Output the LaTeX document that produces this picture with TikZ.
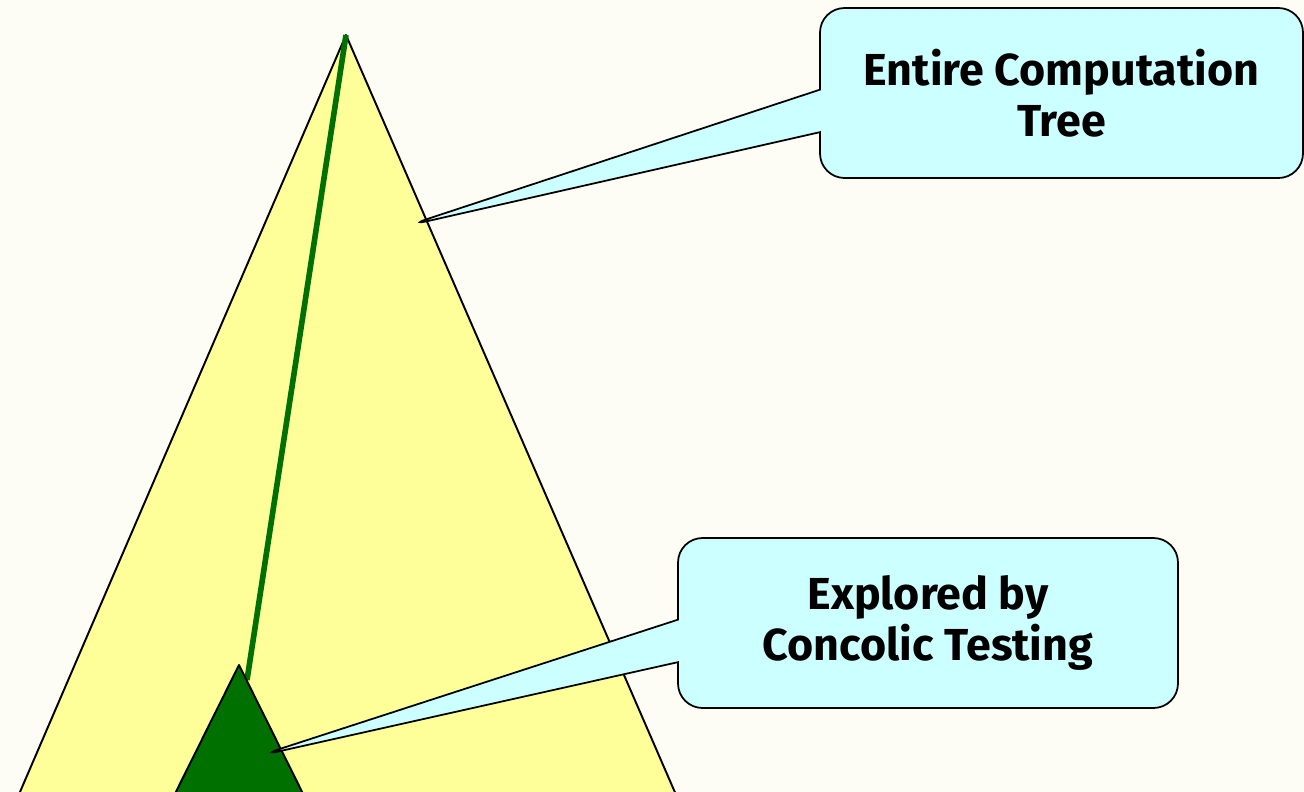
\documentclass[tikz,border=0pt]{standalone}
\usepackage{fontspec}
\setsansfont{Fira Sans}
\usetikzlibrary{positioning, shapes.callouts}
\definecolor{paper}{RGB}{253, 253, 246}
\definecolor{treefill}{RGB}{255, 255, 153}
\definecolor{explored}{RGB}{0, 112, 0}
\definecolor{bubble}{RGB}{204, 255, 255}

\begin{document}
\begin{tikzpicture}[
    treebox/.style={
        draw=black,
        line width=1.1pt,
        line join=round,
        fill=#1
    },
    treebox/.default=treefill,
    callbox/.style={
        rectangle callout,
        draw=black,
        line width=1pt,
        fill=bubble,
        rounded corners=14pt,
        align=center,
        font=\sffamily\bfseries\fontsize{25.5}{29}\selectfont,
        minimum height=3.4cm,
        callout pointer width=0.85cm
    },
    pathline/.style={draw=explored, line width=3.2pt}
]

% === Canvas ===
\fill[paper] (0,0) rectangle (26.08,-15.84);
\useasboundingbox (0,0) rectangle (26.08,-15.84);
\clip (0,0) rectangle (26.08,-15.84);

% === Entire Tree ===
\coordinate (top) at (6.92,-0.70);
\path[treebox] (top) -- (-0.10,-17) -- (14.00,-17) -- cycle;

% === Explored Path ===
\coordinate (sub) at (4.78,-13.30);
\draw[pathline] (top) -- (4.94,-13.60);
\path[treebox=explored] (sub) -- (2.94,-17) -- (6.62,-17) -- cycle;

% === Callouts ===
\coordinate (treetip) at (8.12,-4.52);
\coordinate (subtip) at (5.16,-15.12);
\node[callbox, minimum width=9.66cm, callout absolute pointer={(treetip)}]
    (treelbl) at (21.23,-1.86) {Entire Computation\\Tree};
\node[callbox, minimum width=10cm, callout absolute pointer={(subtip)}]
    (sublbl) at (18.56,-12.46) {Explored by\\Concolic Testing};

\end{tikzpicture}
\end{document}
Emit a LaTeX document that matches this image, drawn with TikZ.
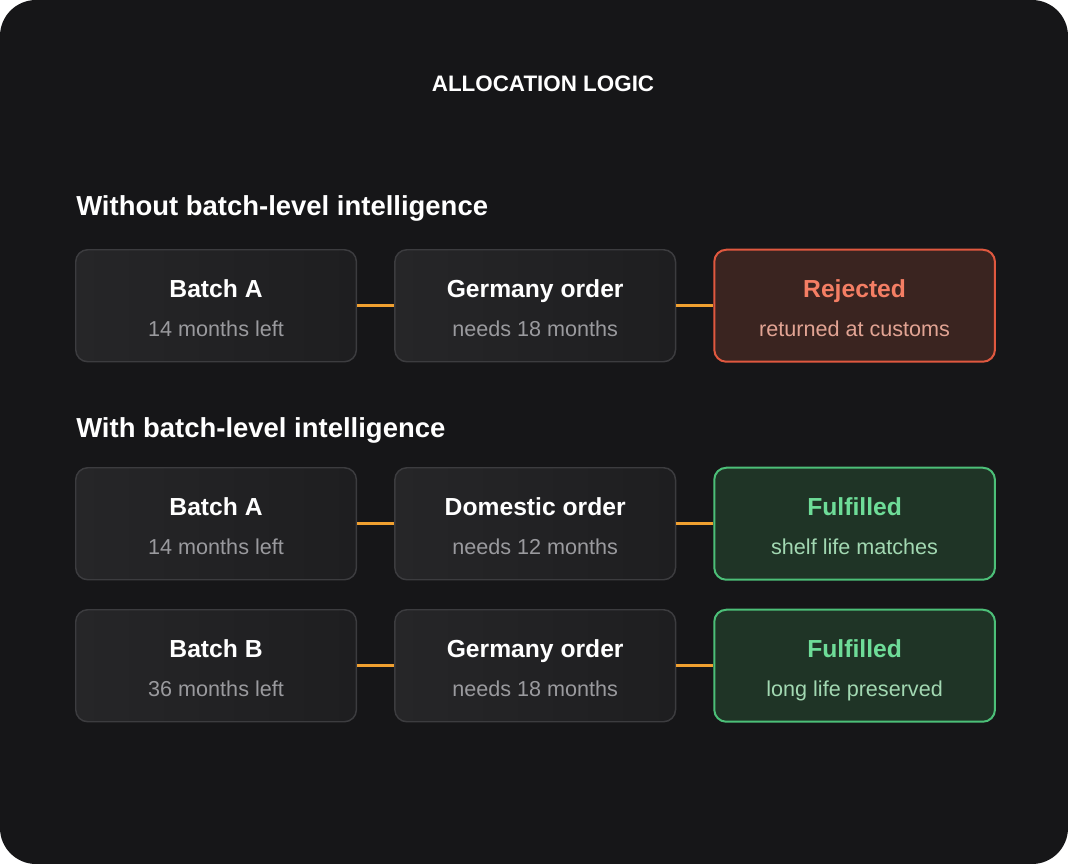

════════

Instructions to follow -
Do not include the images; transcribe the rest of the listing exactly.

Response to this exercise -
Output the LaTeX document that produces this picture with TikZ.
\documentclass[tikz,border=0pt]{standalone}
\usepackage{fontspec}
\setsansfont{Fira Sans}
\usetikzlibrary{positioning, shapes.callouts}
\definecolor{paper}{RGB}{253, 253, 246}
\definecolor{treefill}{RGB}{255, 255, 153}
\definecolor{explored}{RGB}{0, 112, 0}
\definecolor{bubble}{RGB}{204, 255, 255}

\begin{document}
\begin{tikzpicture}[
    treebox/.style={
        draw=black,
        line width=1.1pt,
        line join=round,
        fill=#1
    },
    treebox/.default=treefill,
    callbox/.style={
        rectangle callout,
        draw=black,
        line width=1pt,
        fill=bubble,
        rounded corners=14pt,
        align=center,
        font=\sffamily\bfseries\fontsize{25.5}{29}\selectfont,
        minimum height=3.4cm,
        callout pointer width=0.85cm
    },
    pathline/.style={draw=explored, line width=3.2pt}
]

% === Canvas ===
\fill[paper] (0,0) rectangle (26.08,-15.84);
\useasboundingbox (0,0) rectangle (26.08,-15.84);
\clip (0,0) rectangle (26.08,-15.84);

% === Entire Tree ===
\coordinate (top) at (6.92,-0.70);
\path[treebox] (top) -- (-0.10,-17) -- (14.00,-17) -- cycle;

% === Explored Path ===
\coordinate (sub) at (4.78,-13.30);
\draw[pathline] (top) -- (4.94,-13.60);
\path[treebox=explored] (sub) -- (2.94,-17) -- (6.62,-17) -- cycle;

% === Callouts ===
\coordinate (treetip) at (8.12,-4.52);
\coordinate (subtip) at (5.16,-15.12);
\node[callbox, minimum width=9.66cm, callout absolute pointer={(treetip)}]
    (treelbl) at (21.23,-1.86) {Entire Computation\\Tree};
\node[callbox, minimum width=10cm, callout absolute pointer={(subtip)}]
    (sublbl) at (18.56,-12.46) {Explored by\\Concolic Testing};

\end{tikzpicture}
\end{document}
Emit a LaTeX document that matches this image, drawn with TikZ.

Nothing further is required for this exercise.